RAW RECORDS:
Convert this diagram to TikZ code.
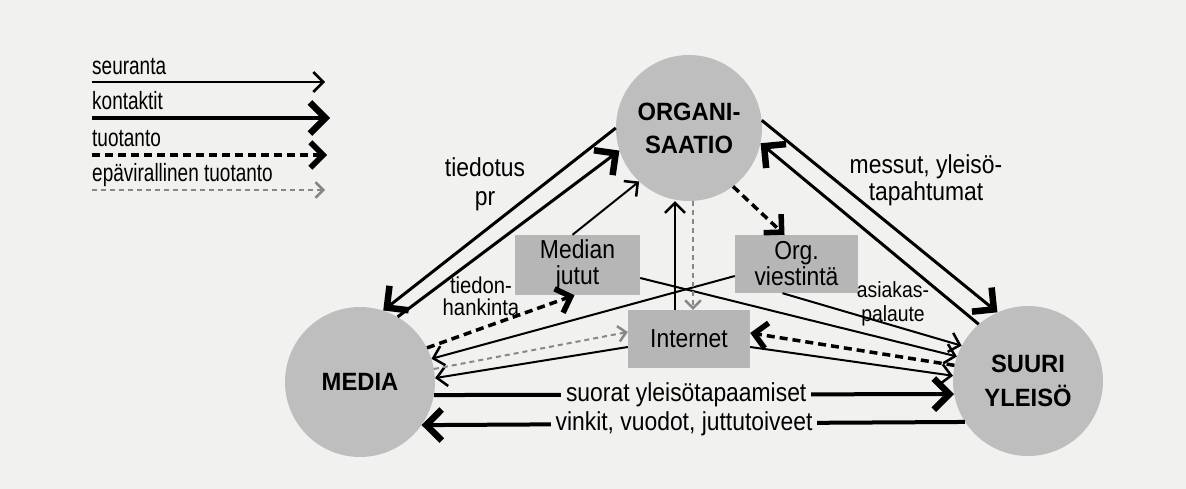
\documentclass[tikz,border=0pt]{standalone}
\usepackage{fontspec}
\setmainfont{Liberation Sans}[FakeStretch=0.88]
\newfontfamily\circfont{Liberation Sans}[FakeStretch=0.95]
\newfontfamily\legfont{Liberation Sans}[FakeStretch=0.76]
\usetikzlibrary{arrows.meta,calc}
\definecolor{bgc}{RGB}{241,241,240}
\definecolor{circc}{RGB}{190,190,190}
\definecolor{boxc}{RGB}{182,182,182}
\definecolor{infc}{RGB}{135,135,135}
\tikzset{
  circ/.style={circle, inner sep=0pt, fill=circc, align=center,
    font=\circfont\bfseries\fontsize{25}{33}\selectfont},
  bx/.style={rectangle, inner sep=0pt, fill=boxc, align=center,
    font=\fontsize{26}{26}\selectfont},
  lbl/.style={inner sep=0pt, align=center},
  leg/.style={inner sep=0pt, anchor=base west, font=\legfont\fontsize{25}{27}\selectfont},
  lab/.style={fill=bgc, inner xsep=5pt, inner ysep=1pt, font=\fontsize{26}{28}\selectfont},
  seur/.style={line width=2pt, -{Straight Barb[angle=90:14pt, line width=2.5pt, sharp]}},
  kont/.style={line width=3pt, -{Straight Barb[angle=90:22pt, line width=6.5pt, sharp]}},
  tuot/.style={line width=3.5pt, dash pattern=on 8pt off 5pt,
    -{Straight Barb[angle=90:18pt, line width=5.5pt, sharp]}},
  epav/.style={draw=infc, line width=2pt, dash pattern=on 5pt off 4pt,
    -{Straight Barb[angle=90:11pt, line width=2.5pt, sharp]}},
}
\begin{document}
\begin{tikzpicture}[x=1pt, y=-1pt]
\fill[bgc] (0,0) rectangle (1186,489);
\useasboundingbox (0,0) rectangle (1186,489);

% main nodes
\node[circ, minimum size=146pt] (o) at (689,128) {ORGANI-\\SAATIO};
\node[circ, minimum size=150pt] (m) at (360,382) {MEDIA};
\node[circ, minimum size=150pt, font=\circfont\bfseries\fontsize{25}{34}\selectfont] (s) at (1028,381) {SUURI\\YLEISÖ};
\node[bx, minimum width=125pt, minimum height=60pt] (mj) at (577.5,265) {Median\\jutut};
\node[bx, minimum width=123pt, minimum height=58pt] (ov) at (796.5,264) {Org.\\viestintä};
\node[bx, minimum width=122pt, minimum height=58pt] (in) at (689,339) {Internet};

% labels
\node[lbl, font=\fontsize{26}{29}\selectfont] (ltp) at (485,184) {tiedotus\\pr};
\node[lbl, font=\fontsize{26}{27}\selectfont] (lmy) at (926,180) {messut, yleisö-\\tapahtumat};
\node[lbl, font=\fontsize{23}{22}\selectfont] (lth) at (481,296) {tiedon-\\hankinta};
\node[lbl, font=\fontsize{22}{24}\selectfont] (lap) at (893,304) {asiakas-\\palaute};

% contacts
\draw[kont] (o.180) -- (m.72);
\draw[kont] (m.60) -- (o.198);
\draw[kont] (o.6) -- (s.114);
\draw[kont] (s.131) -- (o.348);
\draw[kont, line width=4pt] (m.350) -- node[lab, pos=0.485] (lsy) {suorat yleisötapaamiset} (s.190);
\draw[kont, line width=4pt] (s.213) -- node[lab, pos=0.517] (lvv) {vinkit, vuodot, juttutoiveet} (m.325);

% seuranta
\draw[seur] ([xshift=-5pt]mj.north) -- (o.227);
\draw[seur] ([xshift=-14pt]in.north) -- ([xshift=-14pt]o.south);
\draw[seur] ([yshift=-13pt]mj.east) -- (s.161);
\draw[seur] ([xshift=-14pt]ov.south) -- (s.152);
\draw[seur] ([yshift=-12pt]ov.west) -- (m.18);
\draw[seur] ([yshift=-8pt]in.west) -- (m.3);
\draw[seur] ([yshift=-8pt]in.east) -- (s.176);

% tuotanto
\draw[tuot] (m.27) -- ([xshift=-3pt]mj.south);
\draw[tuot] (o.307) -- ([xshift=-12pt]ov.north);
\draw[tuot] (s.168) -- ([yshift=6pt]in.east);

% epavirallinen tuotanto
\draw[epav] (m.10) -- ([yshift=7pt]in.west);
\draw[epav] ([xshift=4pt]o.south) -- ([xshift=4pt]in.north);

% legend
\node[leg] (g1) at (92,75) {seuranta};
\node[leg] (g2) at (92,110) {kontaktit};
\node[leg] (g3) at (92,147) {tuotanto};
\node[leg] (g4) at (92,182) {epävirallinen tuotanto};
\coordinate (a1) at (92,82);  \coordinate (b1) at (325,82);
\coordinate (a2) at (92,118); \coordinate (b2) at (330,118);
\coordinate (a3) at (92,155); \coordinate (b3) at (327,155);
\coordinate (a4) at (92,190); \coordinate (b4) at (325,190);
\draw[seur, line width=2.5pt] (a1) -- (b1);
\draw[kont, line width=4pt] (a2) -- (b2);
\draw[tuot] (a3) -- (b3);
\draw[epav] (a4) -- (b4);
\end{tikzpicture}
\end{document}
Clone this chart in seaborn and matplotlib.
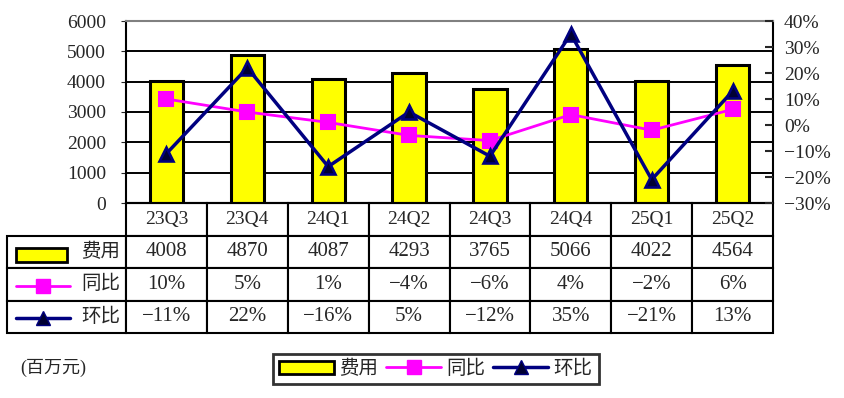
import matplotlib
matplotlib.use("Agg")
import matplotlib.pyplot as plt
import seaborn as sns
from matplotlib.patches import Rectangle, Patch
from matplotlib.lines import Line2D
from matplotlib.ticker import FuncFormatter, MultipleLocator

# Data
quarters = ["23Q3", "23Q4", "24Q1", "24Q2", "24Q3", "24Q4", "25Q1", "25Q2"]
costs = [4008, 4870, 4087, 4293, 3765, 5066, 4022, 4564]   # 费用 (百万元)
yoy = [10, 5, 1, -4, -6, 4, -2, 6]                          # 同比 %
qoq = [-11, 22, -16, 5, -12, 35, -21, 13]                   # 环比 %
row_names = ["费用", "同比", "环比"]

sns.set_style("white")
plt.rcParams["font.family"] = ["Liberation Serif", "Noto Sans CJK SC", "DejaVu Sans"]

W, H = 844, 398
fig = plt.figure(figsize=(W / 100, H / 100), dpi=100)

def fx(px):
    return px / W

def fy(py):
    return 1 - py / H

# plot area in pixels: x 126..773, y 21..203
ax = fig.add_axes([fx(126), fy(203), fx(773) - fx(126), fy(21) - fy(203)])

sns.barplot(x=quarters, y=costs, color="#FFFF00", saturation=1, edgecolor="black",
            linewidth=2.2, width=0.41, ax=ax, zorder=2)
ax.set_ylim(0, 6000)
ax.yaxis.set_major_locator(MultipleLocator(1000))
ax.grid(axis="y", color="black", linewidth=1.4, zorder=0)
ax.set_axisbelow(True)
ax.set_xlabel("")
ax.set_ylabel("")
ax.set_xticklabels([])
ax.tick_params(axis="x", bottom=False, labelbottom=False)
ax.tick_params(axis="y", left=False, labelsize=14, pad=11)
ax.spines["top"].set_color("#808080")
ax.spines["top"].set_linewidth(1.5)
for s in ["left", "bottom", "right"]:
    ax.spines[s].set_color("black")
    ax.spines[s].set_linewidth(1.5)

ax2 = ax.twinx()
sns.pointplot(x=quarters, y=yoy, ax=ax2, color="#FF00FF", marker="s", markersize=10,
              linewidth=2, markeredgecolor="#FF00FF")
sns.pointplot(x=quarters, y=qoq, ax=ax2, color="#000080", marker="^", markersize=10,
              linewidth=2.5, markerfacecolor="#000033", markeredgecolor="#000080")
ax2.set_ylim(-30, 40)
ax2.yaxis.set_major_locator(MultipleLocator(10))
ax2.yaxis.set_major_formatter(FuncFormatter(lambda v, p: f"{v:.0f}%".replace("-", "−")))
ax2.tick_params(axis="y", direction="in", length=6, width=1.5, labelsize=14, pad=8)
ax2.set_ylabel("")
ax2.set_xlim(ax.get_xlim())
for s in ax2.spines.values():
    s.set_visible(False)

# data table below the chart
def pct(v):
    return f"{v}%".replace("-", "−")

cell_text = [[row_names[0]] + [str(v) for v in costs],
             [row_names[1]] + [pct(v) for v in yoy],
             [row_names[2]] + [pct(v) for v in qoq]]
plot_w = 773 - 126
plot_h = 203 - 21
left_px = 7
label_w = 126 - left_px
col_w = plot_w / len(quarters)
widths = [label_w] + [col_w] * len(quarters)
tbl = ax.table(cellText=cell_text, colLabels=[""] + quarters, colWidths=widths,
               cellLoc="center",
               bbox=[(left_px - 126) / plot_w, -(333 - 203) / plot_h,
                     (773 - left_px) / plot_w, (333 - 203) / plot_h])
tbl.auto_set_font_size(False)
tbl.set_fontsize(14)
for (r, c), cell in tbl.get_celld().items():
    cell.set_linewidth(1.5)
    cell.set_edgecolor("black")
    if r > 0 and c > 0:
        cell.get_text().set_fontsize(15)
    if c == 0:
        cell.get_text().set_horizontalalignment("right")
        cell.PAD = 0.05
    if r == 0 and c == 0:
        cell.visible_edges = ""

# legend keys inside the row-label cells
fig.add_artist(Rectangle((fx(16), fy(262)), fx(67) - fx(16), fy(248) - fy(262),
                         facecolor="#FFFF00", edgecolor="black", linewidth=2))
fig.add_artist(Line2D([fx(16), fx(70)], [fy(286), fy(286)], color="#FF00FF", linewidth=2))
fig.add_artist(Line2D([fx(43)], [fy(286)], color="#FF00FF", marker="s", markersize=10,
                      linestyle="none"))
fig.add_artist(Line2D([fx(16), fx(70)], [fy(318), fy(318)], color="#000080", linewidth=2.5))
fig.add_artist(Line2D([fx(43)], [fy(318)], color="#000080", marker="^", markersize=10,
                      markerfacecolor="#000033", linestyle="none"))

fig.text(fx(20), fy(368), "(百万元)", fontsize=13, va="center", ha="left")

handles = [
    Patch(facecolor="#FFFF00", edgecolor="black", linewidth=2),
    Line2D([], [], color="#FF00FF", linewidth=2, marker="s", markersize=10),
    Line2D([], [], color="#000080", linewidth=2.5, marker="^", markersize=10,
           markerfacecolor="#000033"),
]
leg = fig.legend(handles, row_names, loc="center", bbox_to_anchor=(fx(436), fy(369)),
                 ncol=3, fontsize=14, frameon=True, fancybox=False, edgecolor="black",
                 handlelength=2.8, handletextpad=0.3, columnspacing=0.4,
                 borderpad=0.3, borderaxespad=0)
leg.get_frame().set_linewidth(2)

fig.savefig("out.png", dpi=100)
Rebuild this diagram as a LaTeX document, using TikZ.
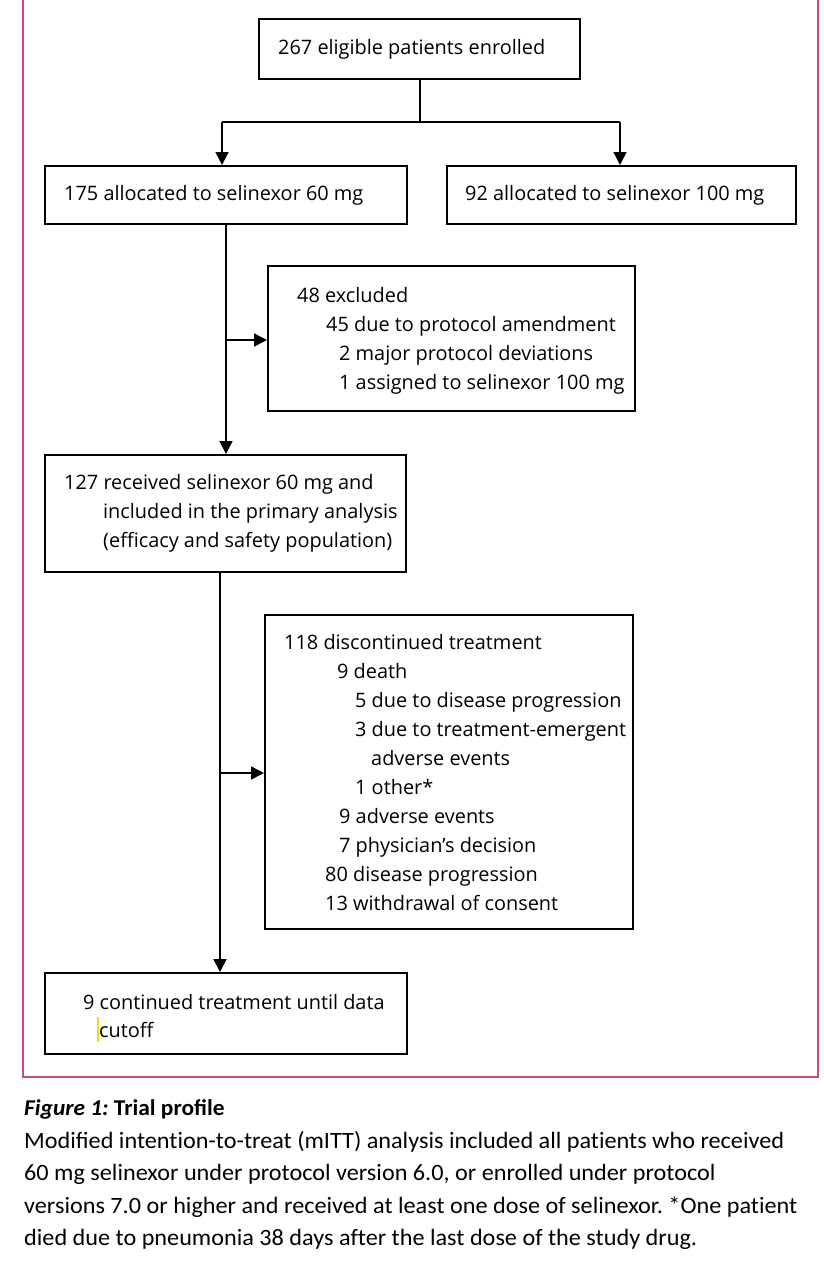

GOAL OF THE EXERCISE:
Write out the lines from the start of the material to the line with "minimum width=122pt, minimum", inclusive and exactly. Skip the pictures.

SOLVED EXERCISE:
Convert this diagram to TikZ code.
\documentclass[tikz,border=0pt]{standalone}
\usepackage{fontspec}
\setmainfont{Liberation Sans}[FakeStretch=0.88]
\newfontfamily\circfont{Liberation Sans}[FakeStretch=0.95]
\newfontfamily\legfont{Liberation Sans}[FakeStretch=0.76]
\usetikzlibrary{arrows.meta,calc}
\definecolor{bgc}{RGB}{241,241,240}
\definecolor{circc}{RGB}{190,190,190}
\definecolor{boxc}{RGB}{182,182,182}
\definecolor{infc}{RGB}{135,135,135}
\tikzset{
  circ/.style={circle, inner sep=0pt, fill=circc, align=center,
    font=\circfont\bfseries\fontsize{25}{33}\selectfont},
  bx/.style={rectangle, inner sep=0pt, fill=boxc, align=center,
    font=\fontsize{26}{26}\selectfont},
  lbl/.style={inner sep=0pt, align=center},
  leg/.style={inner sep=0pt, anchor=base west, font=\legfont\fontsize{25}{27}\selectfont},
  lab/.style={fill=bgc, inner xsep=5pt, inner ysep=1pt, font=\fontsize{26}{28}\selectfont},
  seur/.style={line width=2pt, -{Straight Barb[angle=90:14pt, line width=2.5pt, sharp]}},
  kont/.style={line width=3pt, -{Straight Barb[angle=90:22pt, line width=6.5pt, sharp]}},
  tuot/.style={line width=3.5pt, dash pattern=on 8pt off 5pt,
    -{Straight Barb[angle=90:18pt, line width=5.5pt, sharp]}},
  epav/.style={draw=infc, line width=2pt, dash pattern=on 5pt off 4pt,
    -{Straight Barb[angle=90:11pt, line width=2.5pt, sharp]}},
}
\begin{document}
\begin{tikzpicture}[x=1pt, y=-1pt]
\fill[bgc] (0,0) rectangle (1186,489);
\useasboundingbox (0,0) rectangle (1186,489);

% main nodes
\node[circ, minimum size=146pt] (o) at (689,128) {ORGANI-\\SAATIO};
\node[circ, minimum size=150pt] (m) at (360,382) {MEDIA};
\node[circ, minimum size=150pt, font=\circfont\bfseries\fontsize{25}{34}\selectfont] (s) at (1028,381) {SUURI\\YLEISÖ};
\node[bx, minimum width=125pt, minimum height=60pt] (mj) at (577.5,265) {Median\\jutut};
\node[bx, minimum width=123pt, minimum height=58pt] (ov) at (796.5,264) {Org.\\viestintä};
\node[bx, minimum width=122pt, minimum height=58pt] (in) at (689,339) {Internet};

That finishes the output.